Il concerto va che è una meraviglia, a metà inizio ad avvertire stanchezza nelle gambe, ma mi sono battuto e sono riuscito a non sopperire agli spintoni e sgomitate della ressa; ho fatto mio un piccolo spazio vitale in cui poter gestire come voglio queste teste calde che scalpitano e sobbalzano.

Suonano un’oretta e venti, per poi concedersi cinque minuti di pausa e riprendere con tre canzoni finali, tra cui, l’ultima, la celeberrima Tick Tick Boom che tutti un po’ conoscono e un po’ se la sono fatta entrare in testa per almeno cinque secondi nella vita. Io anche di più, e non mi vergogno a dirlo.

Questo è il lato bello degli Hives, le canzoni più celebri, anche se si contano sulle dita di due mani (senza forse impiegare tutte le dita), sono, posso dirlo, una figata pazzesca. E live poi, dove addirittura la sala esondava dal sudore dei musicisti, rendono ancora di più.

Sono pronto a scommettere che chiunque non li conosca, se andasse a vederli si godrebbe la serata. Pure io che non conosco tutte le loro canzoni (quelle che mi ricordo si conteranno sulle dita di due mani e anche qui probabilmente non servirebbero tutte le dita) mi sono divertito ed entusiasmato con loro. Credo che questo sia il vero significato del rock, o quantomeno uno dei tanti.

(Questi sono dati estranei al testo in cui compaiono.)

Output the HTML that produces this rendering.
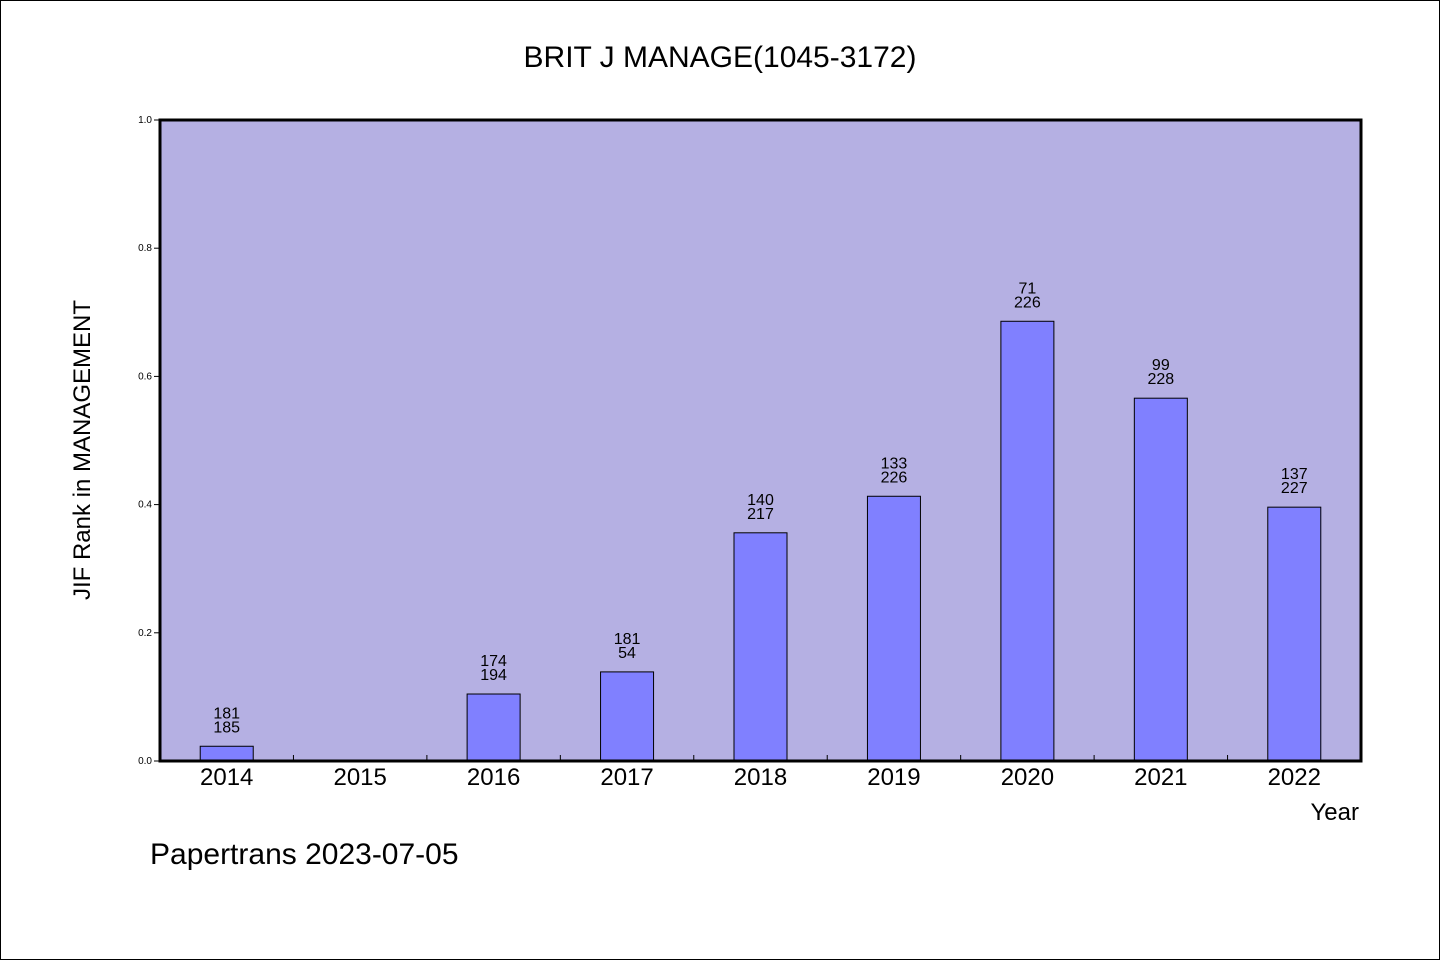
<!DOCTYPE html>
<html><head><meta charset="utf-8"><style>
html,body{margin:0;padding:0;background:#fff}
svg{display:block}
text{font-family:"WenQuanYi Zen Hei","Liberation Sans",sans-serif;fill:#000}
</style></head><body>
<svg id="chart" width="1440" height="960" viewBox="0 0 1440 960">
<rect x="0.5" y="0.5" width="1439" height="959" fill="#fff" stroke="#000" stroke-width="1"/>
<text x="720" y="67" font-size="30" text-anchor="middle">BRIT J MANAGE(1045-3172)</text>
<rect x="160" y="120" width="1201" height="641" fill="#b5b0e3"/>
<g id="bars"></g>
<g id="yaxis"></g>
<g id="xaxis"></g>
<rect x="160" y="120" width="1201" height="641" fill="none" stroke="#000" stroke-width="3"/>
<text transform="translate(90,450) rotate(-90)" font-size="24" text-anchor="middle">JIF Rank in MANAGEMENT</text>
<text x="1359" y="820" font-size="24" text-anchor="end">Year</text>
<text x="150" y="864" font-size="30">Papertrans 2023-07-05</text>
</svg>
<script>
const years=["2014","2015","2016","2017","2018","2019","2020","2021","2022"];
const values=[0.023,null,0.1045,0.139,0.356,0.413,0.686,0.566,0.396];
const ranks=["181","","174","181","140","133","71","99","137"];
const totals=["185","","194","54","217","226","226","228","227"];
const yTicks=[0,0.2,0.4,0.6,0.8,1.0];
const NS="http://www.w3.org/2000/svg";
const X0=160,X1=1361,Y0=761,Y1=120;
const band=(X1-X0)/years.length;
const xc=i=>X0+band*(i+0.5);
const y=v=>Y0-(Y0-Y1)*v;
function mk(tag,attrs,parent,txt){const e=document.createElementNS(NS,tag);for(const k in attrs)e.setAttribute(k,attrs[k]);if(txt!==undefined)e.textContent=txt;parent.appendChild(e);return e;}
const bars=document.getElementById('bars'),ya=document.getElementById('yaxis'),xa=document.getElementById('xaxis');
years.forEach((yr,i)=>{
  const t=mk('text',{x:xc(i),y:785,'font-size':24,'text-anchor':'middle'},xa,yr);
  
  
  if(i>0){const l=mk('line',{x1:X0+band*i,x2:X0+band*i,y1:Y0,y2:Y0-6,stroke:'#000','stroke-width':1},xa);
    
    }
  const v=values[i];
  if(v===null)return;
  const r=mk('rect',{x:xc(i)-26.5,y:y(v),width:53,height:Y0-y(v),fill:'#8080ff',stroke:'#000','stroke-width':1},bars);
  
  
  const a=mk('text',{x:xc(i),y:y(v)-28,'font-size':16,'text-anchor':'middle'},bars,ranks[i]);
  
  
  const b=mk('text',{x:xc(i),y:y(v)-14,'font-size':16,'text-anchor':'middle'},bars,totals[i]);
  
  
});
yTicks.forEach(v=>{
  const l=mk('line',{x1:X0-6,x2:X0,y1:y(v),y2:y(v),stroke:'#000','stroke-width':1},ya);
  
  
  const t=mk('text',{x:X0-8,y:y(v)+3,'font-size':10,'text-anchor':'end'},ya,v.toFixed(1));
  
  
});
</script>
</body></html>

E poi finalmente una band che stuzzica il pubblico (“Shut up now! Shut up! Shut up motherfuckers!”/”You can say fuck off but we are on the stage now and you’re paying us!) ma lo abbraccia,  e non il solito cantante ruffiano (“Siete un pubblico fantastico”)che poi manco ti caga a momenti. Loro hanno il loro stile e questo per me già rende loro onore.

Il fratello chitarrista dagli occhi perennemente sgranati ha pure fatto stage diving alla fine, io l’ho sostenuto inizialmente (mi sono beccato tutto il suo sudore) e ho pensato per un momento di rubargli una scarpa: erano di classe. Poi ho detto, “no, questo è capace che mi ammazza”.

Ma sono simpatici dai, sarà che è la prima volta che vado ad un concerto in cui la band interagisce davvero con il pubblico (ci hanno pure fatto cantare una canzone di compleanno in italiano per un loro amico, se ci leggi auguri Alex!), ma se ci penso i 30 euro spesi sono valsi la pena. Mi sono divertito, e consiglio a tutti se capita di andare a vederli (magari cercando di prendere il biglietto a meno schei).

Finito il tutto sono ritornato al freddo, sudato e incriccato. Vado con il mio amico in un pub molto carino vicino al centro esordendo con un perentorio Siamo qui per mangiare”. Famelico io. La cameriera, una tipa tanto brutta quanto stupida ci dà un tavolino del cazzo. Nel frattempo ci chiede per il bere e ordiniamo due Coche. Ce la porta in bottiglietta di vetro e ci fa pagare cinque euro a testa (5! 5! 5 euro a testa!!). Si dimentica di venire a ordinare. Si dimentica di noi, e siamo appostati di fronte al bancone. Intanto rimaniamo inebetiti di fronte agli esorbitanti prezzi (olive ascolane 5 euro??). Passa un quarto d’ora.

Decidiamo di andare a mangiarci un fottuto kebab. Intanto ripenso al concerto: sembra passato un anno. E il bello è che ne ho già un gran ricordo.